23 March 2007

my food coop

I walked off in the rain and cold (winter DID come after all, and we even got a little bit of snow, although it melted immediately) to the food coop to meet up with F, who vouches for me so I can be taken up in the coop. F reminds me v. much of K's old flatmate D, our favourite gay choirmaster. He has the same straightforward, honest and direct yet respectuous way of speaking, moderating and taking responsibility for all sorts of things - linked with the particular type of scatterbrain that D is also well known for having. (it was never a surprise to find an unpaid phone bill and a reminder or two for that same bill - plus threats to cut the phone line - under a pile of paper on his desk. As for F, he told me and another person that the plenum would take place in Körtestr, when in face it was in a parallel street. Which didn't matter for me, as I met up with him earlier, but was rather inconvenient for the other person.)

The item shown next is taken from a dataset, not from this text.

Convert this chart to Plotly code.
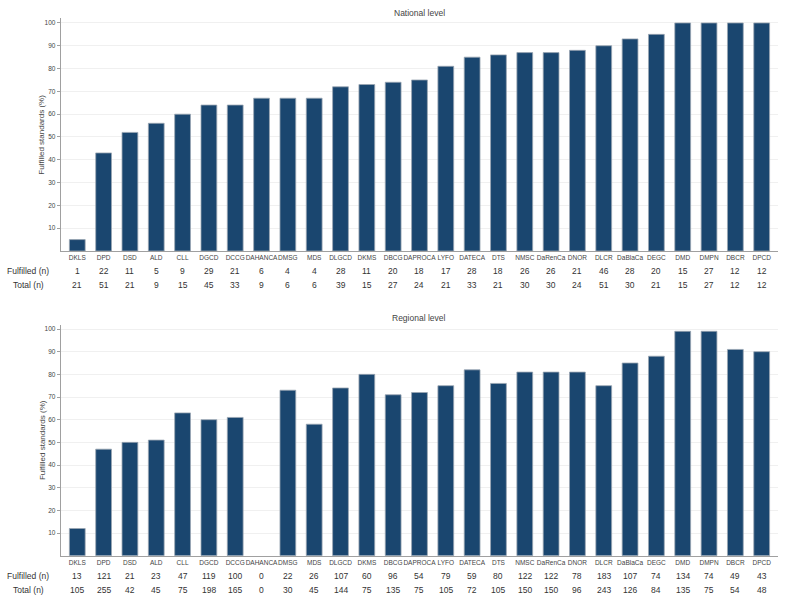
import plotly.graph_objects as go

categories = ["DKLS", "DPD", "DSD", "ALD", "CLL", "DGCD", "DCCG", "DAHANCA", "DMSG", "MDS",
              "DLGCD", "DKMS", "DBCG", "DAPROCA", "LYFO", "DATECA", "DTS", "NMSC", "DaRenCa",
              "DNOR", "DLCR", "DaBlaCa", "DEGC", "DMD", "DMPN", "DBCR", "DPCD"]

national_pct = [5, 43, 52, 56, 60, 64, 64, 67, 67, 67, 72, 73, 74, 75, 81, 85, 86, 87, 87,
                88, 90, 93, 95, 100, 100, 100, 100]
national_fulfilled = [1, 22, 11, 5, 9, 29, 21, 6, 4, 4, 28, 11, 20, 18, 17, 28, 18, 26, 26,
                      21, 46, 28, 20, 15, 27, 12, 12]
national_total = [21, 51, 21, 9, 15, 45, 33, 9, 6, 6, 39, 15, 27, 24, 21, 33, 21, 30, 30,
                  24, 51, 30, 21, 15, 27, 12, 12]

regional_pct = [12, 47, 50, 51, 63, 60, 61, 0, 73, 58, 74, 80, 71, 72, 75, 82, 76, 81, 81,
                81, 75, 85, 88, 99, 99, 91, 90]
regional_fulfilled = [13, 121, 21, 23, 47, 119, 100, 0, 22, 26, 107, 60, 96, 54, 79, 59, 80,
                      122, 122, 78, 183, 107, 74, 134, 74, 49, 43]
regional_total = [105, 255, 42, 45, 75, 198, 165, 0, 30, 45, 144, 75, 135, 75, 105, 72, 105,
                  150, 150, 96, 243, 126, 84, 135, 75, 54, 48]

yticks = [10, 20, 30, 40, 50, 60, 70, 80, 90, 100]

W, H = 792, 605
BAR = "#1a466f"
OUTLINE = "#9aa6b2"
FONT = "Liberation Sans, Arial, sans-serif"
TXT = "#444444"

def py(px):
    return (H - px) / H

def outline_widths(vals):
    return [0.8 if v > 0 else 0 for v in vals]

fig = go.Figure()
fig.add_trace(go.Bar(x=categories, y=national_pct, xaxis="x", yaxis="y",
                     marker=dict(color=BAR, line=dict(color=OUTLINE, width=outline_widths(national_pct))),
                     width=0.6, showlegend=False, hoverinfo="skip"))
fig.add_trace(go.Bar(x=categories, y=regional_pct, xaxis="x2", yaxis="y2",
                     marker=dict(color=BAR, line=dict(color=OUTLINE, width=outline_widths(regional_pct))),
                     width=0.6, showlegend=False, hoverinfo="skip"))

xdom = [60.7 / W, 778 / W]
axcommon = dict(showline=True, linecolor="#a0a0a0", linewidth=1, automargin=False)
xcommon = dict(axcommon, type="category", range=[-0.63, 26.62], ticks="", tickangle=0,
               tickfont=dict(size=6.5, color=TXT, family=FONT), domain=xdom,
               showgrid=False)
ycommon = dict(axcommon, range=[0, 102], tickvals=yticks, ticks="outside", ticklen=3,
               tickcolor="#a0a0a0", tickfont=dict(size=6.5, color=TXT, family=FONT),
               showgrid=True, gridcolor="#f0f0f0", gridwidth=1, zeroline=False)

nat_dom = [py(251), py(18.4)]
reg_dom = [py(555.7), py(324.5)]

fig.update_layout(
    width=W, height=H, margin=dict(l=0, r=0, t=0, b=0),
    plot_bgcolor="white", paper_bgcolor="white",
    xaxis=dict(xcommon, anchor="y"),
    yaxis=dict(ycommon, anchor="x", domain=nat_dom),
    xaxis2=dict(xcommon, anchor="y2"),
    yaxis2=dict(ycommon, anchor="x2", domain=reg_dom),
    font=dict(family=FONT),
)

ann = []
cx = (xdom[0] + xdom[1]) / 2
for text, ypx in [("National level", 13), ("Regional level", 318)]:
    ann.append(dict(text=text, x=cx, y=py(ypx), xref="paper", yref="paper",
                    xanchor="center", yanchor="middle", showarrow=False,
                    font=dict(size=8.5, color=TXT, family=FONT)))

for dom in (nat_dom, reg_dom):
    ann.append(dict(text="Fulfilled standards (%)", x=42 / W, y=(dom[0] + dom[1]) / 2,
                    xref="paper", yref="paper", xanchor="center", yanchor="middle",
                    textangle=-90, showarrow=False, font=dict(size=8, color=TXT, family=FONT)))

def rows(xref, fulfilled, total, yf, yt):
    out = []
    f8 = dict(size=8.5, color="#333", family=FONT)
    out.append(dict(text="Fulfilled (n)", x=5 / W, y=py(yf), xref="paper", yref="paper",
                    xanchor="left", yanchor="middle", showarrow=False, font=f8))
    out.append(dict(text="Total (n)", x=11 / W, y=py(yt), xref="paper", yref="paper",
                    xanchor="left", yanchor="middle", showarrow=False, font=f8))
    for c, f, t in zip(categories, fulfilled, total):
        out.append(dict(text=str(f), x=c, xref=xref, y=py(yf), yref="paper", showarrow=False,
                        xanchor="center", yanchor="middle", font=f8))
        out.append(dict(text=str(t), x=c, xref=xref, y=py(yt), yref="paper", showarrow=False,
                        xanchor="center", yanchor="middle", font=f8))
    return out

ann += rows("x", national_fulfilled, national_total, 271, 285)
ann += rows("x2", regional_fulfilled, regional_total, 576, 590)
fig.update_layout(annotations=ann)

fig.write_html("out.html", config={"displayModeBar": False},
               post_script="document.body.style.margin='0';")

F and I are both in the group of coop people trying to set up alternative structures for direct cooperation with farmers, but F is going away to India for two months and coming back right when I'll be going away. It's a shame, because I instinctively like F and would have liked to work with him and the rest of the group. That will wait for autumn.

In any case, we eventually went to the plenum. At first not quite ten people were there, and gradually more arrived, some a half hour later, others an hour and a half. On my right, people in their forties and fifties. On my left, people in their twenties and thirties. The right side kept making side comments, talking while somebody else was explaining something, having conversations with their neighbours and generally being undisciplined and unruly. The left side was peaceful and bathed in a different plenum culture - the plenum culture I instinctively apply in such a context (or try to), implicitely demanding that each wait for their turn to speak, wait for the other person to finish talking before jumping in the conversation, try to include everyone in the debate, and listen respectfully. F did his best to disciplin the older fraction. There are a few difficult cases, but one gets used to every personality, I suppose.
What's more important for me is the gradual discovery of the number of details and organisational difficulties that exist. I still imagined that the whole business of organising one's food supplies would be pretty straight forward. Miss A wants to order her vegetables from farmer family W and does so. But in reality, Farmer family W only delivers the food on saturdays, and the rest of the food coop wants the delivery during the week. Farmer family delivers the produce if the order is for 50 euros at least - but the food coop people don't know the produce that W can deliver and wouldn't buy them. etc etc.
We'll see how it goes. All is possible, but it's a long educational process... In any case, in the mean time, I have my food coop. Hurray.